Supplied material:

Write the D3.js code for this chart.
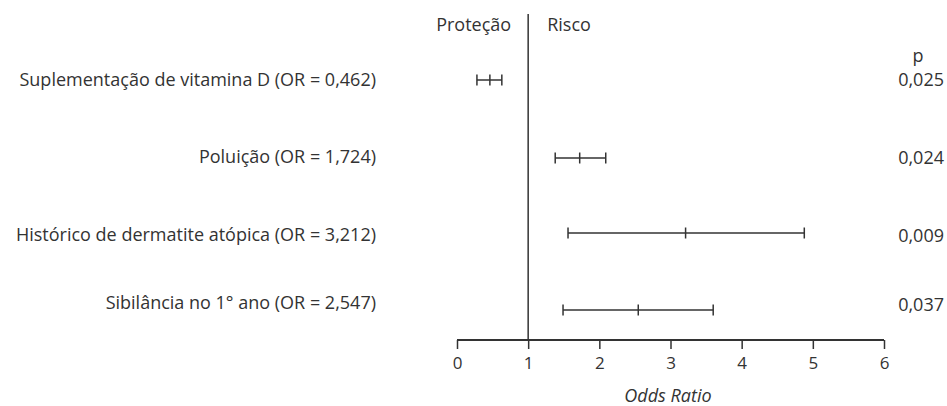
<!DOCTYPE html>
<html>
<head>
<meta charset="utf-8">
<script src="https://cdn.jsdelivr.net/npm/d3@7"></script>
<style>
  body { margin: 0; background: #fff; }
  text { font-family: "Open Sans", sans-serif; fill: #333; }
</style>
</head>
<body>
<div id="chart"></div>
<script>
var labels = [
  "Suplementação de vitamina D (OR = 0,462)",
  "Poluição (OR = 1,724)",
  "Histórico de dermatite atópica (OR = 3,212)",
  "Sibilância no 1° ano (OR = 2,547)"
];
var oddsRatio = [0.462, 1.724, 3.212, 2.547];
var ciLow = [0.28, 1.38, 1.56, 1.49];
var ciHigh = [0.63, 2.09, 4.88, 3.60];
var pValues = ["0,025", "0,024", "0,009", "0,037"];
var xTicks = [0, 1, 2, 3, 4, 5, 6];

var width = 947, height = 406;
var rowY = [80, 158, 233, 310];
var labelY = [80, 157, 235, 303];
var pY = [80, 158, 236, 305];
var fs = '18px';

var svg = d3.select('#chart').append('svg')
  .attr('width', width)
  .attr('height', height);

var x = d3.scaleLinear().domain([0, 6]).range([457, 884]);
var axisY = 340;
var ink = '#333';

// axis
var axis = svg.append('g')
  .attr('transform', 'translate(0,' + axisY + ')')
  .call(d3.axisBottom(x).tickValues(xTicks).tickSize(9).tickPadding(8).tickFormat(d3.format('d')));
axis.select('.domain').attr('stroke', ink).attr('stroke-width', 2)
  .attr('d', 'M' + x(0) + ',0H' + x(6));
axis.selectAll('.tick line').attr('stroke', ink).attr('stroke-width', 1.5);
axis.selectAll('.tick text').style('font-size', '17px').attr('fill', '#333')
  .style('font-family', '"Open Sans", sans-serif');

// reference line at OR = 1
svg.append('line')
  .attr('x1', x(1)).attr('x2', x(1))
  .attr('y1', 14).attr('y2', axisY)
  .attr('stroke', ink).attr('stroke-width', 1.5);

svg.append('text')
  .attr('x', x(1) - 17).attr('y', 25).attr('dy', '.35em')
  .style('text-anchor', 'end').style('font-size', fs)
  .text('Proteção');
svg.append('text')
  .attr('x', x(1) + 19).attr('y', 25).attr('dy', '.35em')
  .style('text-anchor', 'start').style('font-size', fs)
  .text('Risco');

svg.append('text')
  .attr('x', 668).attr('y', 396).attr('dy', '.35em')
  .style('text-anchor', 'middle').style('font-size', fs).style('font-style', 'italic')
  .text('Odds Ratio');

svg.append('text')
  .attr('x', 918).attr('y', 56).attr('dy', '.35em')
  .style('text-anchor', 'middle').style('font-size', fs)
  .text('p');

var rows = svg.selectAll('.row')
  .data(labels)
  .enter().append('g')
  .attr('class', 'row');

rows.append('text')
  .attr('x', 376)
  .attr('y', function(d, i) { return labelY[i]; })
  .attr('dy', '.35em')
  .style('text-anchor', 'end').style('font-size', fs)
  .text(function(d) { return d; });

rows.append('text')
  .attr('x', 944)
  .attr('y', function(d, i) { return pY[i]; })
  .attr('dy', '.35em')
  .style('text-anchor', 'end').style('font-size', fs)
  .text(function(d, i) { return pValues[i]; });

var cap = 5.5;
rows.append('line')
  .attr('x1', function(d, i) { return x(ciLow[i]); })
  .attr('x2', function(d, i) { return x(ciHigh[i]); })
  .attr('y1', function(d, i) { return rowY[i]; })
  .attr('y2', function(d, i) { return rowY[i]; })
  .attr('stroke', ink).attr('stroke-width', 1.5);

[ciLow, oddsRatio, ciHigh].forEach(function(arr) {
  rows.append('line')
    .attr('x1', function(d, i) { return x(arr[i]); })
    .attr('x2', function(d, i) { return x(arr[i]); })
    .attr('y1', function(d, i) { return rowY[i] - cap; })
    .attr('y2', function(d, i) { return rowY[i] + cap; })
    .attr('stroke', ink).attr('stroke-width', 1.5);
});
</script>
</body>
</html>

Problem requirements: Could the lines from the top of the material through the line with "var ink = '#333';" be repeated exactly, pictures left out?

Exercise answer:
Write the D3.js code for this chart.
<!DOCTYPE html>
<html>
<head>
<meta charset="utf-8">
<script src="https://cdn.jsdelivr.net/npm/d3@7"></script>
<style>
  body { margin: 0; background: #fff; }
  text { font-family: "Open Sans", sans-serif; fill: #333; }
</style>
</head>
<body>
<div id="chart"></div>
<script>
var labels = [
  "Suplementação de vitamina D (OR = 0,462)",
  "Poluição (OR = 1,724)",
  "Histórico de dermatite atópica (OR = 3,212)",
  "Sibilância no 1° ano (OR = 2,547)"
];
var oddsRatio = [0.462, 1.724, 3.212, 2.547];
var ciLow = [0.28, 1.38, 1.56, 1.49];
var ciHigh = [0.63, 2.09, 4.88, 3.60];
var pValues = ["0,025", "0,024", "0,009", "0,037"];
var xTicks = [0, 1, 2, 3, 4, 5, 6];

var width = 947, height = 406;
var rowY = [80, 158, 233, 310];
var labelY = [80, 157, 235, 303];
var pY = [80, 158, 236, 305];
var fs = '18px';

var svg = d3.select('#chart').append('svg')
  .attr('width', width)
  .attr('height', height);

var x = d3.scaleLinear().domain([0, 6]).range([457, 884]);
var axisY = 340;
var ink = '#333';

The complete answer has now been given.